Elijah Thurmon

No. 2, 84
- Position: Wide receiver

Personal information
- Born: August 2, 1978 (age 48) Heidelberg, Germany
- Listed height: 6 ft 4 in (1.93 m)
- Listed weight: 212 lb (96 kg)

Career information
- High school: Meade (Fort Meade, Maryland)
- College: Howard University

Career history
- 2000–2001: Philadelphia Eagles*
- 2001–2002: Oakland Raiders*
- 2003: Chicago Bears*
- 2003: Berlin Thunder
- 2004–2005: Saskatchewan Roughriders
- 2006: Calgary Stampeders
- 2007–2008: Montreal Alouettes
- * Offseason or practice squad member only

= Elijah Thurmon =

German-born American football player (born 1978)

Elijah Thurmon (born August 2, 1978) is an American former professional football wide receiver who played in the Canadian Football League (CFL). He entered the NFL as a free agent with the Philadelphia Eagles. Thurmon played college football for Howard University, and was inducted into their hall of fame in 2016.

==Early life==
Thurmon attended Meade High School where he played football, basketball and track.

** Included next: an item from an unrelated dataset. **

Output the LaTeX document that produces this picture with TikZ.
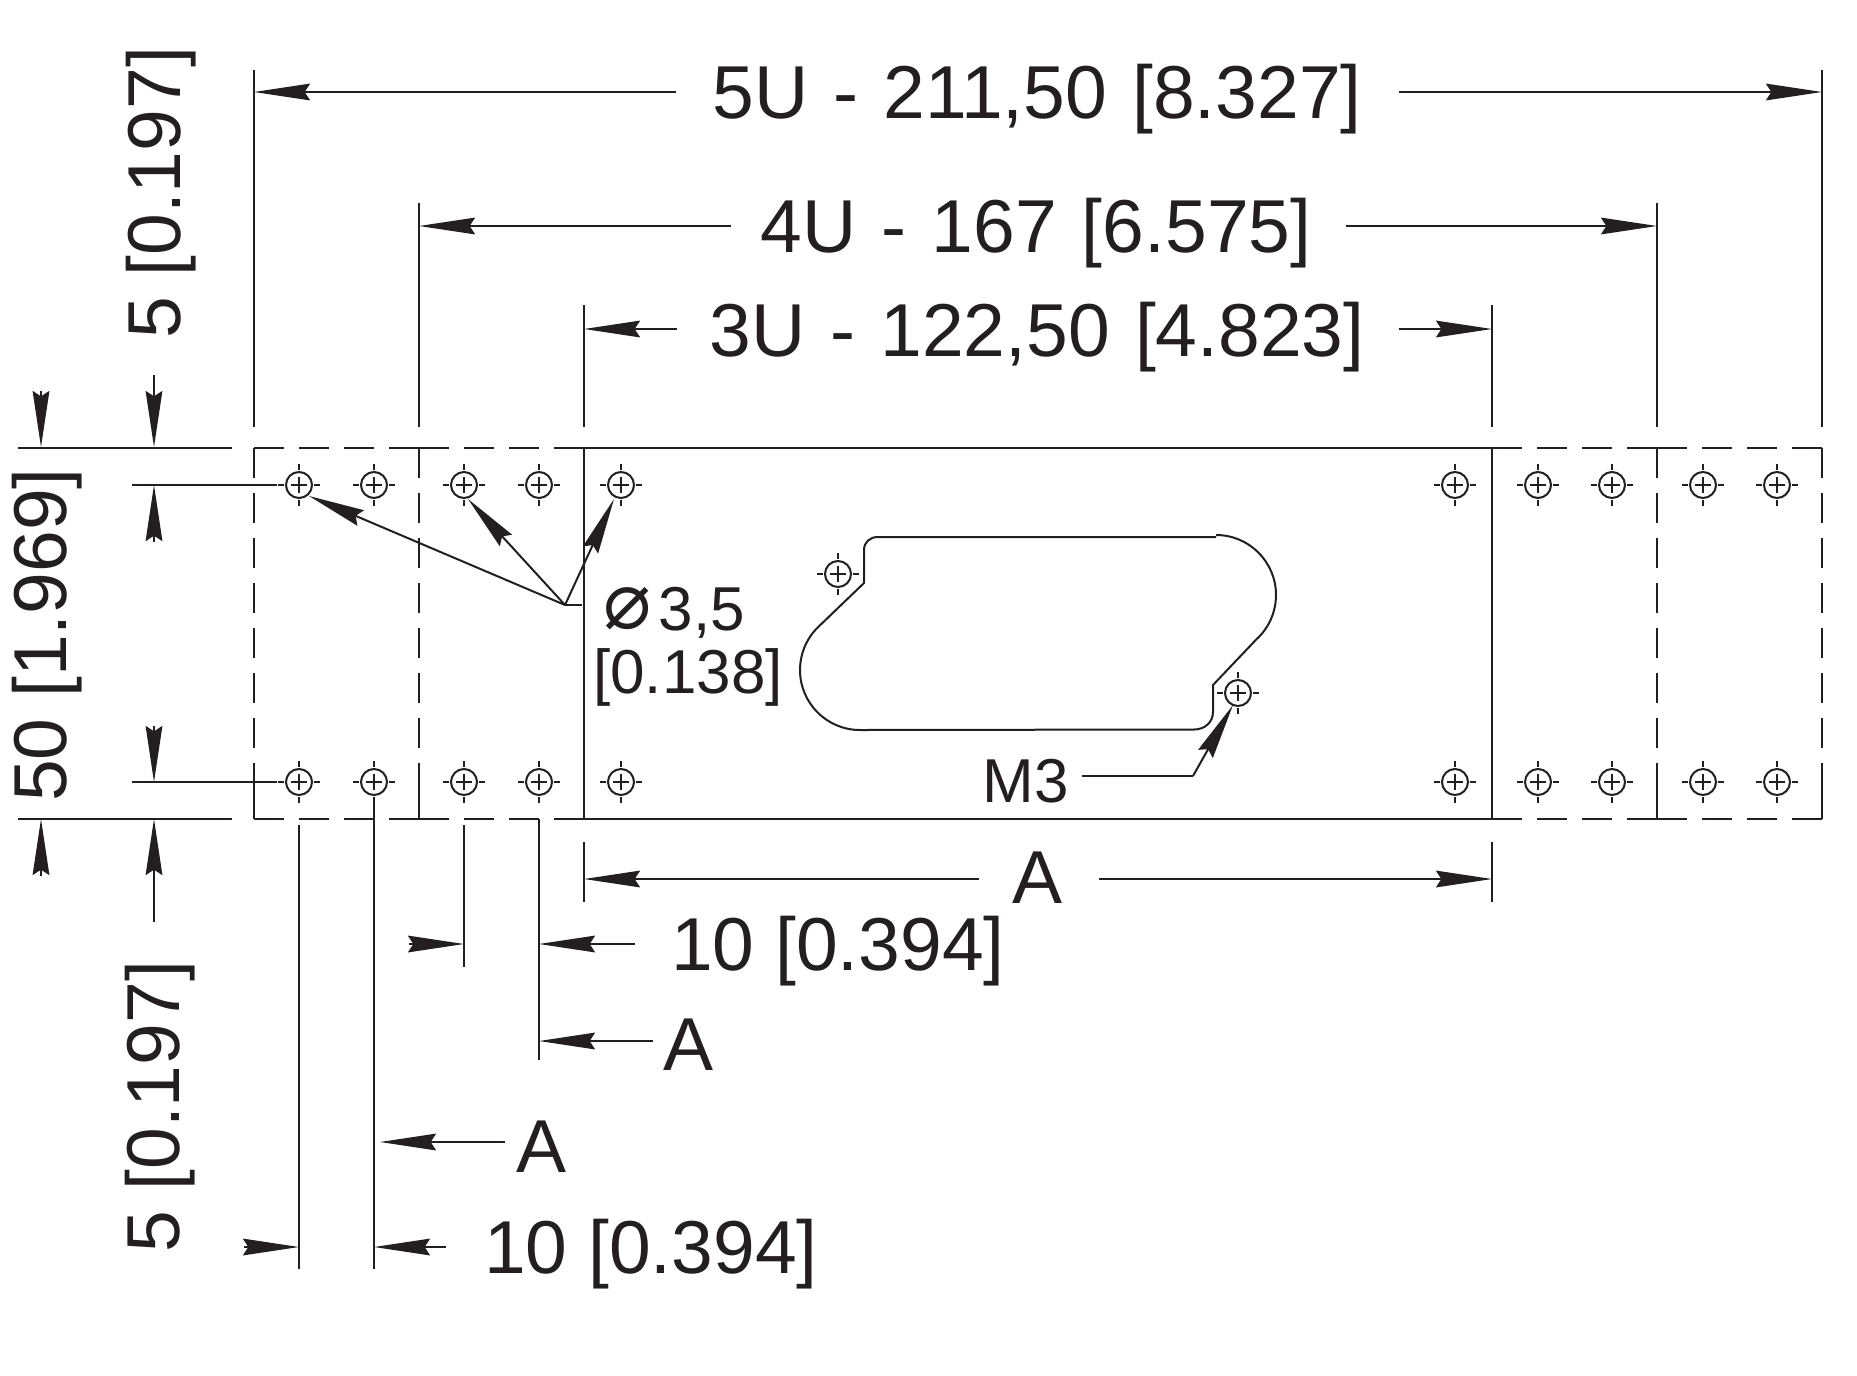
\documentclass[tikz,border=0pt]{standalone}
\usepackage{fontspec}
\setmainfont{Liberation Sans}
\newfontfamily\symfont{DejaVu Sans}
\usetikzlibrary{arrows.meta}
\definecolor{ink}{RGB}{35,31,32}
\newcommand\widesp{\spaceskip=.335em\relax}
\tikzset{
  ln/.style={draw=ink,line width=1.5pt},
  dsh/.style={ln,dash pattern=on 22.5pt off 11.25pt},
  arw/.style={ln,-{Stealth[length=42pt,width=12.5pt,inset=4pt]},shorten >=0pt},
  big/.style={inner sep=0pt,anchor=base,text=ink,font=\fontsize{56.25pt}{60pt}\selectfont},
  mid/.style={inner sep=0pt,anchor=base,text=ink,font=\fontsize{46.5pt}{50pt}\selectfont},
}
\newcommand\holemark[2]{%
  \draw[ln] (#1,#2) circle (13);
  \draw[ln,line width=1.3pt] (#1-8,#2)--(#1+8,#2) (#1,#2-8)--(#1,#2+8)
    (#1-21,#2)--(#1-15,#2) (#1+15,#2)--(#1+21,#2) (#1,#2-21)--(#1,#2-15) (#1,#2+15)--(#1,#2+21);
}
\begin{document}
\begin{tikzpicture}[x=0.75pt,y=-0.75pt]
\useasboundingbox (0,0) rectangle (1857,1375);
% plate outline
\foreach \a/\b in {254/419,419/584,1492/1657,1657/1822}{
  \draw[dsh] (\a,448)--(\b,448);
  \draw[dsh] (\a,819)--(\b,819);
}
\draw[ln] (584,448)--(1492,448) (584,819)--(1492,819);
\draw[ln] (584,448)--(584,819) (1492,448)--(1492,819);
\foreach \a in {254,419,1657,1822}{
  \draw[dsh] (\a,448)--(\a,793);
  \draw[ln] (\a,763)--(\a,819);
}
% holes
\foreach \hx in {299,374,464,539,621,1455,1538,1612,1703,1777}{
  \holemark{\hx}{485}
  \holemark{\hx}{782}
}
\holemark{838}{574}
\holemark{1238}{693}
% slot
\draw[ln] (878,537)--(1216,537) (1216,535) arc (-90:48:60) -- (1213,685) -- (1213,712)
  .. controls (1213,722) and (1205,729.5) .. (1194,729.5) -- (860,730) arc (90:228:60)
  -- (864,583) -- (864,550) .. controls (864,542) and (870,537) .. (878,537);
% extension lines
\draw[ln] (254,70)--(254,427) (419,203)--(419,427) (584,305)--(584,427)
  (1492,305)--(1492,427) (1657,203)--(1657,427) (1822,70)--(1822,427);
\draw[ln] (18,448)--(232,448) (18,819)--(232,819)
  (132,485)--(277,485) (132,782)--(277,782);
\draw[ln] (299,825)--(299,1269) (374,803)--(374,1269) (464,825)--(464,967)
  (539,819)--(539,1060) (584,842)--(584,902) (1492,842)--(1492,902);
% horizontal dimensions
\draw[arw] (676,92)--(254,92);
\draw[arw] (1399,92)--(1822,92);
\draw[arw] (731,226)--(419,226);
\draw[arw] (1346,226)--(1657,226);
\draw[arw] (677,329)--(584,329);
\draw[arw] (1399,329)--(1492,329);
\draw[arw] (979,879)--(584,879);
\draw[arw] (1099,879)--(1492,879);
\draw[arw] (409,944)--(464,944);
\draw[arw] (635,944)--(539,944);
\draw[arw] (653,1041)--(539,1041);
\draw[arw] (505,1142)--(380,1142);
\draw[arw] (244,1247)--(299,1247);
\draw[arw] (446,1247)--(374,1247);
% vertical dimensions
\draw[arw] (41,391)--(41,447);
\draw[arw] (154,375)--(154,447);
\draw[arw] (154,542)--(154,485);
\draw[arw] (154,726)--(154,782);
\draw[arw] (41,876)--(41,819);
\draw[arw] (154,922)--(154,819);
% leaders
\draw[ln] (582,605)--(565,605);
\draw[arw] (565,605)--(309,496);
\draw[arw] (565,605)--(468,499);
\draw[arw] (565,605)--(614,499);
\draw[ln] (1082,776)--(1193,776);
\draw[arw] (1193,776)--(1233,705);
% texts
\node[big] (t5u) at (1037,118) {\widesp 5U - 211,50 [8.327]};
\node[big] (t4u) at (1036,252) {\widesp 4U - 167 [6.575]};
\node[big] (t3u) at (1037,356) {\widesp 3U - 122,50 [4.823]};
\node[big] (tA1) at (1038,903) {A};
\node[big] (t10a) at (838,970) {10 [0.394]};
\node[big] (tA2) at (689,1070) {A};
\node[big] (tA3) at (542,1172) {A};
\node[big] (t10b) at (651,1273) {10 [0.394]};
\node[big,rotate=90] (tl1) at (180,193) {5 [0.197]};
\node[big,rotate=90] (tl2) at (66,635) {50 [1.969]};
\node[big,rotate=90] (tl3) at (179,1107) {5 [0.197]};
\node[mid] (tphi) at (702,630) {3,5};
\node[inner sep=0pt,anchor=base,text=ink,font=\symfont\fontsize{60pt}{60pt}\selectfont] (tdia) at (628,628) {⌀};
\node[mid] (tinch) at (688,693) {[0.138]};
\node[mid] (tm3) at (1026,802) {M3};
\end{tikzpicture}
\end{document}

At Howard University Thurmon earned NCAA Academic All American, the Howard University Excellence Award, and MEAC Academic Honors. He was also a recognized as a Unanimous All American as he broke Howard and MEAC total pass receiving yards and pass receptions records.

==Professional career==
===National Football League===
Considered one of the best wide receivers in the MEAC while at Howard University, Thurmon was acquired as a free agent by the NFL's Philadelphia Eagles. The following season, he signed with the Oakland Raiders and in the 2003 season, the Chicago Bears signed him and allocated him to NFL Europe's Berlin Thunder where he started ten games as wide receiver, leading the team with 37 receptions for 412 yards and five touchdowns.

===Canadian Football League===
After his years in the NFL, Thurmon joined the CFL Saskatchewan Roughriders in 2004 as a free agent He had 88 receptions as slotback in 2005 for 1,048 yards and seven touchdowns, and was chosen as a West Division All-Star.

Thurmon became a free agent and signed with the Calgary Stampeders in 2006.

The Montreal Alouettes signed Thurmon in 2007 and he was named their offence MVP for four of the season's 18 games.

==After professional football==
Thurmon was inducted into the Howard University Hall of Fame in 2016.